Quando A Mulher do Fim do Mundo foi idealizado, o desejo do chamado “núcleo criativo” que criou o trabalho era dar um presente a Elza Soares: o seu primeiro disco com canções totalmente inéditas. “Era um disco despretensioso nesse sentido”, explica Guilherme Kastrup, responsável por orquestrar o álbum da cantora de 2015 e segue, na mesma função, no novo álbum dela, Deus É Mulher, atualmente em processo de gravação, em estúdios em São Paulo e Rio de Janeiro. “A gente não imaginava a proporção que A Mulher… iria tomar. Quando esse show foi para a estrada, houve um rejuvenescimento espantoso do público. De um pessoal de 50 a 60 anos, em média, para uma galera de 19 a 35 anos”, explica Kastrup.

A reação do público foi uma surpresa até mesmo para Elza. “Quando terminamos de gravar esse disco, eu até pensei que o público não fosse gostar, porque é um disco muito forte, muito denso…”, avalia a cantora. “Quando iniciei a tour e o público cantava comigo todas as músicas, fiquei surpresa.”
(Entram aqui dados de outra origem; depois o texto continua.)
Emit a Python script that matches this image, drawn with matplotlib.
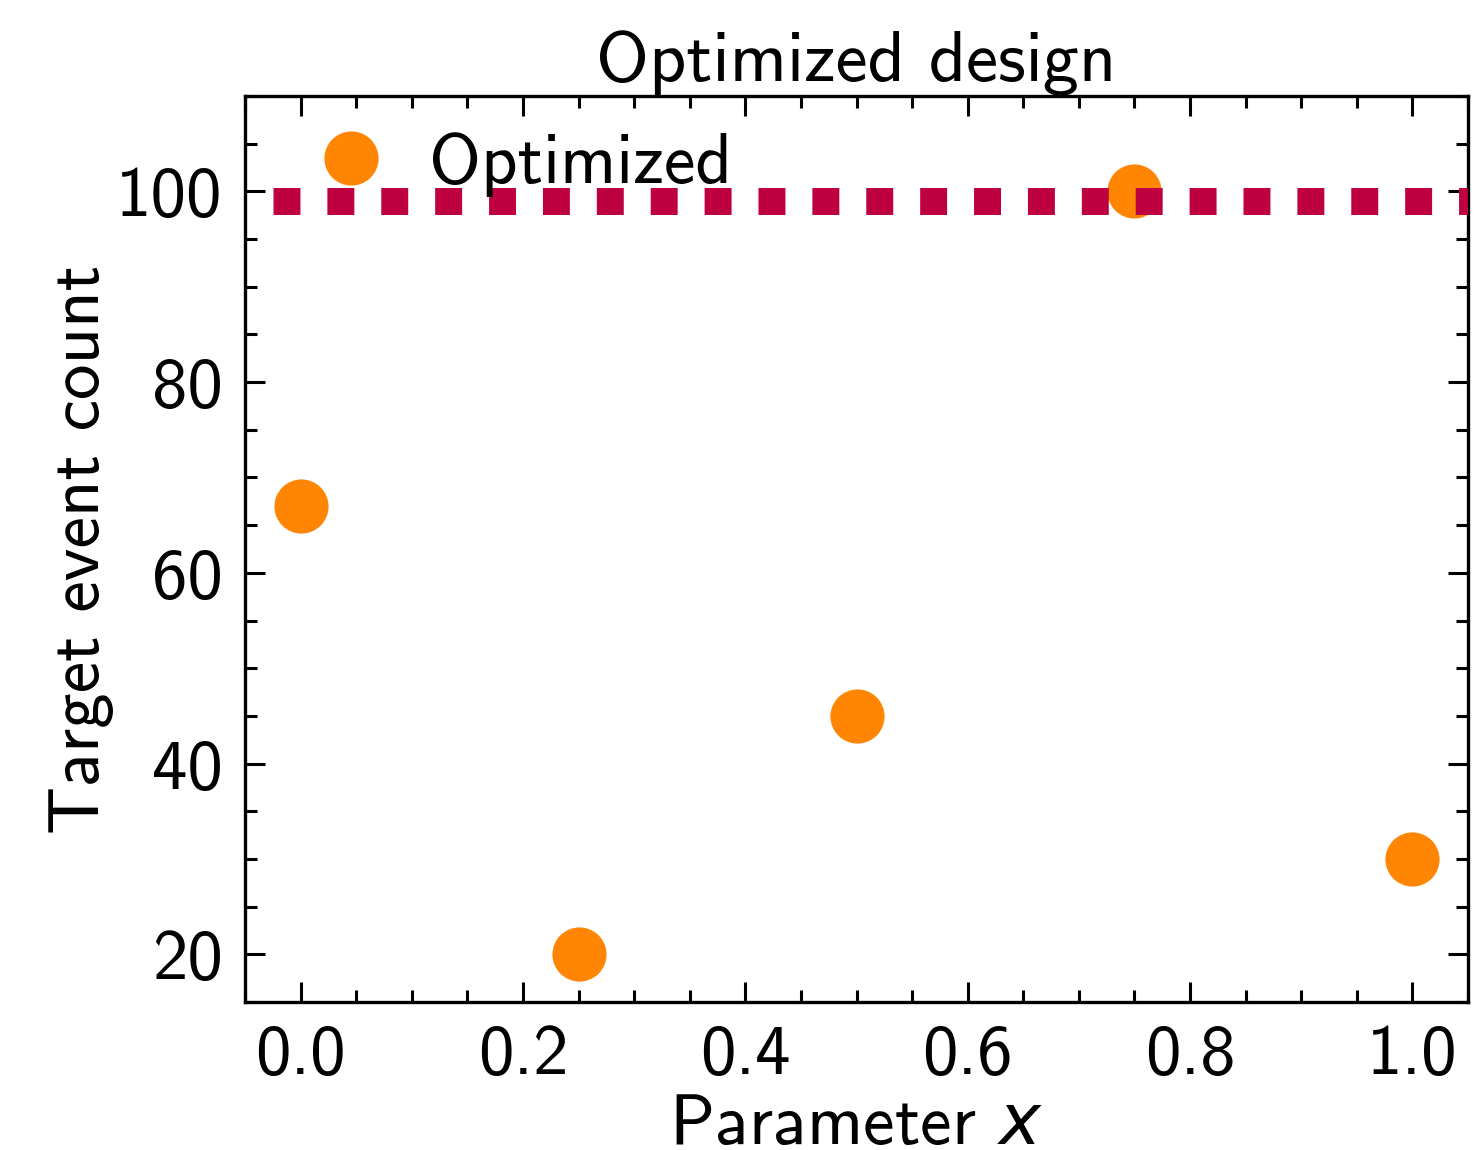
import matplotlib
matplotlib.use("Agg")
import matplotlib.pyplot as plt
from matplotlib.ticker import MultipleLocator

# Optimized design: target event count per parameter value
param_x = [0.0, 0.25, 0.5, 0.75, 1.0]
event_count = [67, 20, 45, 100, 30]
target_level = 99
line_start = -0.025
line_end = 1.05

plt.rcParams['font.family'] = ['cmss10', 'DejaVu Sans']
plt.rcParams['mathtext.fontset'] = 'custom'
plt.rcParams['mathtext.rm'] = 'cmss10'
plt.rcParams['mathtext.it'] = 'DejaVu Sans:italic'
plt.rcParams['axes.unicode_minus'] = False
plt.rcParams['font.size'] = 25


def create_plot(output_file):
    fig = plt.figure(figsize=(7.38, 5.75), dpi=200)
    ax = fig.add_axes([0.166, 0.1287, 0.8286, 0.7878])

    ax.plot(param_x, event_count, 'o', color='#FF8503', markersize=19.5,
            markeredgewidth=0, label='Optimized', zorder=2)
    ax.hlines(target_level, line_start, line_end, colors='#BE0040',
              linewidth=9.7, linestyle=(0, (1, 1)), zorder=3)

    ax.set_xlim(-0.05, 1.05)
    ax.set_ylim(15, 110)
    ax.xaxis.set_major_locator(MultipleLocator(0.2))
    ax.xaxis.set_minor_locator(MultipleLocator(0.05))
    ax.yaxis.set_major_locator(MultipleLocator(20))
    ax.yaxis.set_minor_locator(MultipleLocator(5))
    ax.tick_params(which='both', direction='in', top=True, right=True)
    ax.tick_params(which='major', length=7.2, width=1.1, pad=8,
                   labelsize=25.5)
    ax.tick_params(which='minor', length=4.3, width=1.1)
    for spine in ax.spines.values():
        spine.set_linewidth(1.2)

    ax.set_xlabel('Parameter $x$', fontsize=25.5, labelpad=2)
    ax.set_ylabel('Target event count', fontsize=25.5, labelpad=1)
    ax.set_title('Optimized design', fontsize=26, pad=5)

    leg = ax.legend(loc='upper left', bbox_to_anchor=(0.046, 0.976),
                    frameon=False, handlelength=1, handletextpad=0.6,
                    borderaxespad=0, borderpad=0.2, fontsize=25.5)
    leg.set_zorder(5)

    fig.savefig(output_file, dpi=200)


create_plot('out.png')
Kastrup se vê como um elo entre o samba contraventor que marca a carreira de Elza Soares com a produção da trupe Kiko Dinucci, Rômulo Fróes, Rodrigo Campos e Marcelo Cabral – eles costumam colaborar entre si e formam, juntos, a banda Passo Torto. “A Elza possui esse espírito contraventor, essa coisa meio roqueira, pink, visceral”, avalia Kastrup. “E o grupo totalmente habita dentro desse ambiente também. Temos uma raíz na música brasileira, no samba, mas não só nele. Há algo de metropolitano, mais abrangente.”

O quarteto que forma o Passo Torto segue intacto como núcleo de Deus É Mulher. “Em time que está ganhando não se mexe”, explica Elza. Campos (cavaco), Dinucci (guitarra), Cabral (baixo) e Fróes (direção artística) são acompanhados de Kastrup (bateria) e Mariá Portugal (percussão). “Essa criação é coletiva”, explica o produtor. “Deus É Mulher não tem exatamente a mesma estética, mas existe uma continuidade”, explica Kastrup. Sobre o conceito que costura as canções, Elza diz: “(O disco anterior) denunciava as mazelas e o caos do mundo. O novo trabalho sugere o nascimento de uma nova era, conduzida pela energia feminina”.